Excerpted data.
----------

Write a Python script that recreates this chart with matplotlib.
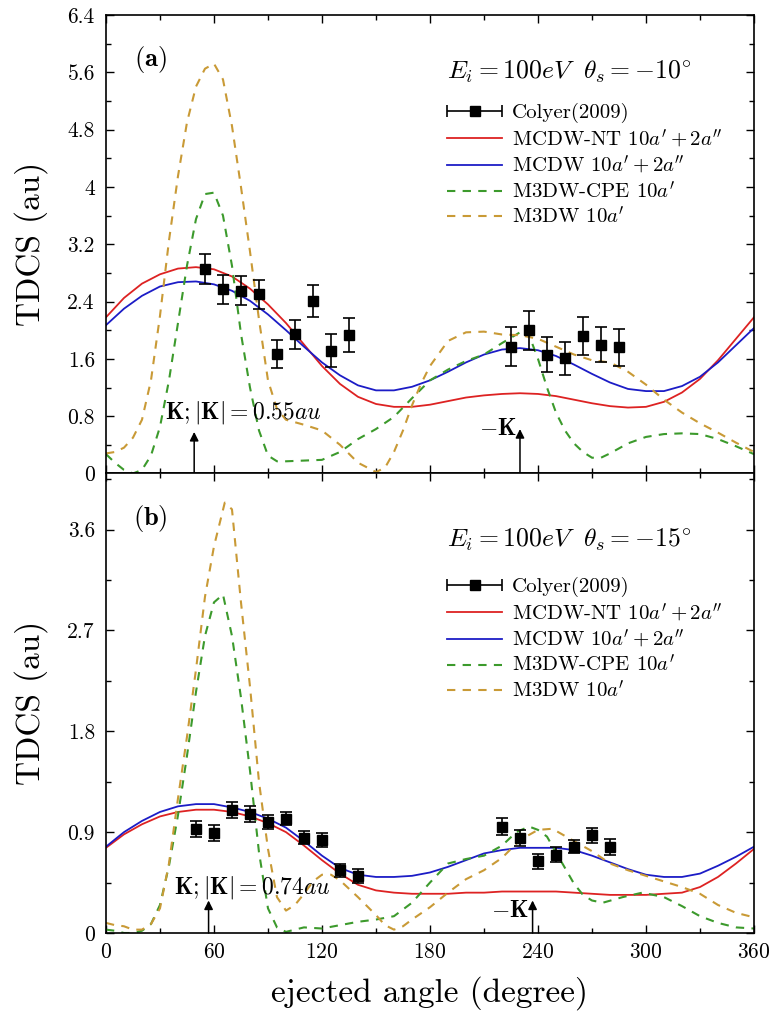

----------

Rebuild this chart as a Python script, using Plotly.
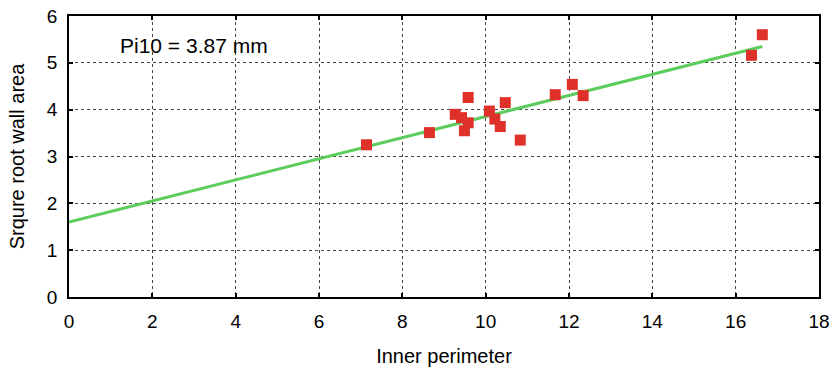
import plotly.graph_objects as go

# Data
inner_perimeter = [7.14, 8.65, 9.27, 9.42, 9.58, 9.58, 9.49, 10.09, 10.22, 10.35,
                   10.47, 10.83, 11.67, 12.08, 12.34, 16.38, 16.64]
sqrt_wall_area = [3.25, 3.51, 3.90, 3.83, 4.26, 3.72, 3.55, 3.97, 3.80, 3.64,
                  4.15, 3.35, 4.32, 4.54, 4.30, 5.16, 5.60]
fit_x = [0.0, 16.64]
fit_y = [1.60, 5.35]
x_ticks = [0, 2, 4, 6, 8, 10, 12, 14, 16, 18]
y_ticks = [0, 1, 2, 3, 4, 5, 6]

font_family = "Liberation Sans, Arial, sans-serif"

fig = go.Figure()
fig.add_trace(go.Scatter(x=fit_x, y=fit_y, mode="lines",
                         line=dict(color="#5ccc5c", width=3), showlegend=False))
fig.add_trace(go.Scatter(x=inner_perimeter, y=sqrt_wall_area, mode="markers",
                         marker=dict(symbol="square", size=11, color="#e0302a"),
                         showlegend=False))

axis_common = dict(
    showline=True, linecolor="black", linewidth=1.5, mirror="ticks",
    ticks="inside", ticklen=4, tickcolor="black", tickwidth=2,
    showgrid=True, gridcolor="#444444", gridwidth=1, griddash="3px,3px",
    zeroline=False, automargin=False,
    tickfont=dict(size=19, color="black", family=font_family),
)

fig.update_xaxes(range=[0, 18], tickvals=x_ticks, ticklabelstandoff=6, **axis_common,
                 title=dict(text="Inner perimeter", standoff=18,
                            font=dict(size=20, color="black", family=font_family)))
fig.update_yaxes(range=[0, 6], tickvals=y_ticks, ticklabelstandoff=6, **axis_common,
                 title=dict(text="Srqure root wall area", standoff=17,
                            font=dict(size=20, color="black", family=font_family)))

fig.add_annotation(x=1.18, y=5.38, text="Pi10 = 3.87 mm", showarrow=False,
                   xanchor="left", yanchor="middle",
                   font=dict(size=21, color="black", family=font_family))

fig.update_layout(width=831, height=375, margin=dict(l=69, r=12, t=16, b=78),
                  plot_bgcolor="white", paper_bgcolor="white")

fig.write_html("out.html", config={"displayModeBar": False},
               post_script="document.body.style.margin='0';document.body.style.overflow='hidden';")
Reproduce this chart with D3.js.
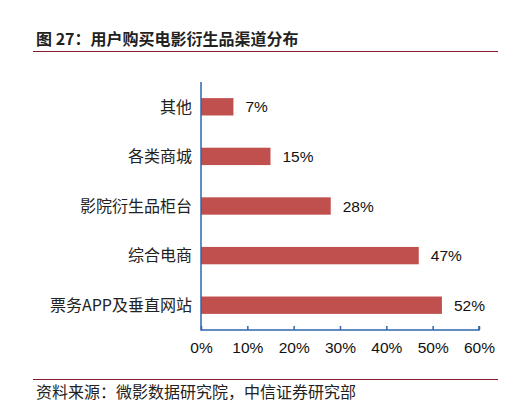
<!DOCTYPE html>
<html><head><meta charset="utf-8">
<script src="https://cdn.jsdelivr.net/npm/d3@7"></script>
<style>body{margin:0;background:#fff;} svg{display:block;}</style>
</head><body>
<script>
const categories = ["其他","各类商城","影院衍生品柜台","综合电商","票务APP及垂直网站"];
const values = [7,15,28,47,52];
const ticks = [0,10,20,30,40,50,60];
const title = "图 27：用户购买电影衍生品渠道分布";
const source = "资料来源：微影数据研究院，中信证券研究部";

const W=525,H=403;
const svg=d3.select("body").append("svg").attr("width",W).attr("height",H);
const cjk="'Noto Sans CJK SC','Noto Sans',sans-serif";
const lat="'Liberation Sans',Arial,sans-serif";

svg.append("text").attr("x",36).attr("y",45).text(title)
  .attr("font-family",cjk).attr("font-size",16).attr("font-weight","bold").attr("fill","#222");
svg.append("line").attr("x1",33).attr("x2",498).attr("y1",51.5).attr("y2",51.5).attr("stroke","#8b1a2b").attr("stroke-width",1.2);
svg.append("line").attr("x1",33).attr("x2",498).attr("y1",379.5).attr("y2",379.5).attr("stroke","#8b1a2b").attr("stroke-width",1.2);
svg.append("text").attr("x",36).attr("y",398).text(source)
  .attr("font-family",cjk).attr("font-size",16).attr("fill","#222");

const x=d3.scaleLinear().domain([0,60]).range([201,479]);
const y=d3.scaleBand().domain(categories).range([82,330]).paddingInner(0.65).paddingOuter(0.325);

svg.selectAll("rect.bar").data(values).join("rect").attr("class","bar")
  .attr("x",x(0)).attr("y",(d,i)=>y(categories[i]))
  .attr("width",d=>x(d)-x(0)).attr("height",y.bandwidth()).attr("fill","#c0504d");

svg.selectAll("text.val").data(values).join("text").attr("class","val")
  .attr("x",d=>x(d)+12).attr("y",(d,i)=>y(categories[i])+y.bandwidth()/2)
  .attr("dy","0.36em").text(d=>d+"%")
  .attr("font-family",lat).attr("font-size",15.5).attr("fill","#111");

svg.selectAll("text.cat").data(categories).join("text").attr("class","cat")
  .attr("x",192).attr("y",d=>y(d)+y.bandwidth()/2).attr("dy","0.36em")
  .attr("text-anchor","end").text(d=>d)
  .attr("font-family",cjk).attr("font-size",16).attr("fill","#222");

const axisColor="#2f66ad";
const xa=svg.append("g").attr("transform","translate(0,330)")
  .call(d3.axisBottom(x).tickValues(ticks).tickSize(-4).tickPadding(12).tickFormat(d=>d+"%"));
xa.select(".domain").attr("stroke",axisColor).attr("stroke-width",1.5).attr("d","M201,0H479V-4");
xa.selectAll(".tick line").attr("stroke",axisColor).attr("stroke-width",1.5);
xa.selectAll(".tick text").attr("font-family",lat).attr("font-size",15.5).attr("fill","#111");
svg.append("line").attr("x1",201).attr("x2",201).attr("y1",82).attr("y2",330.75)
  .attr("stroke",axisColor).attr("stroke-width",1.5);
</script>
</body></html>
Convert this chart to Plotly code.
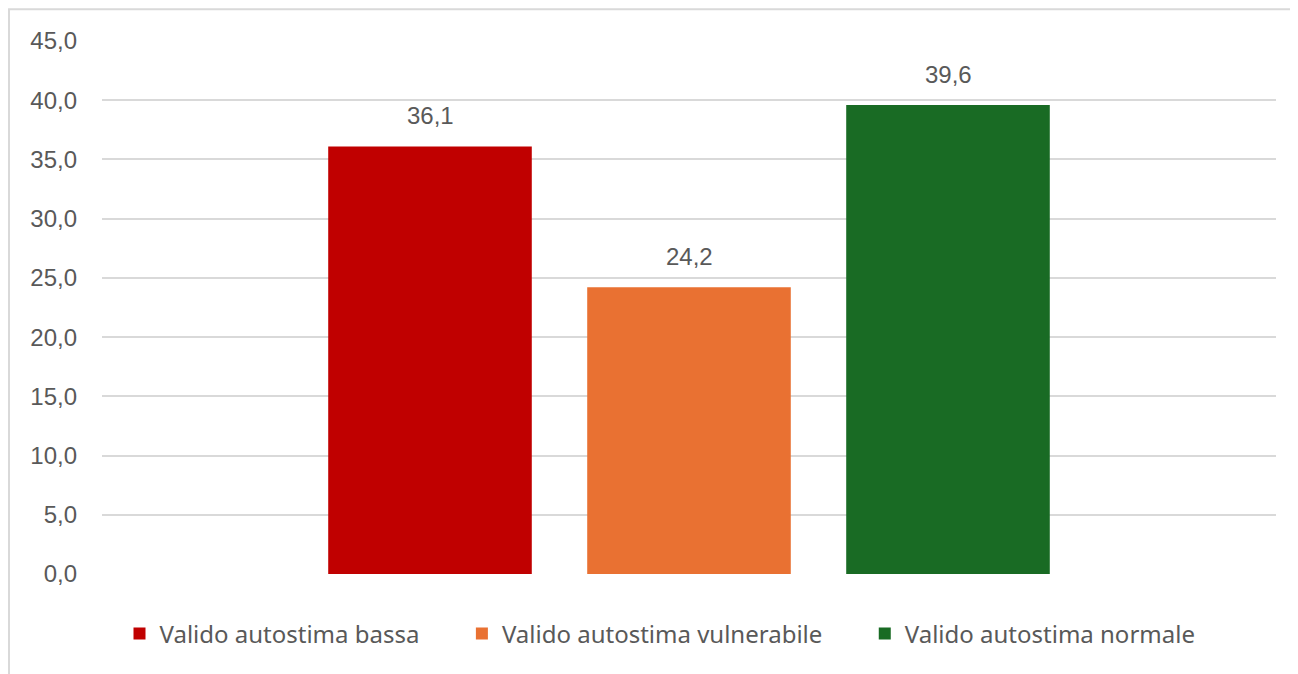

----------

Count every line in the entries above where the word "Python" appears; respond with the number alone.

Task solution. 2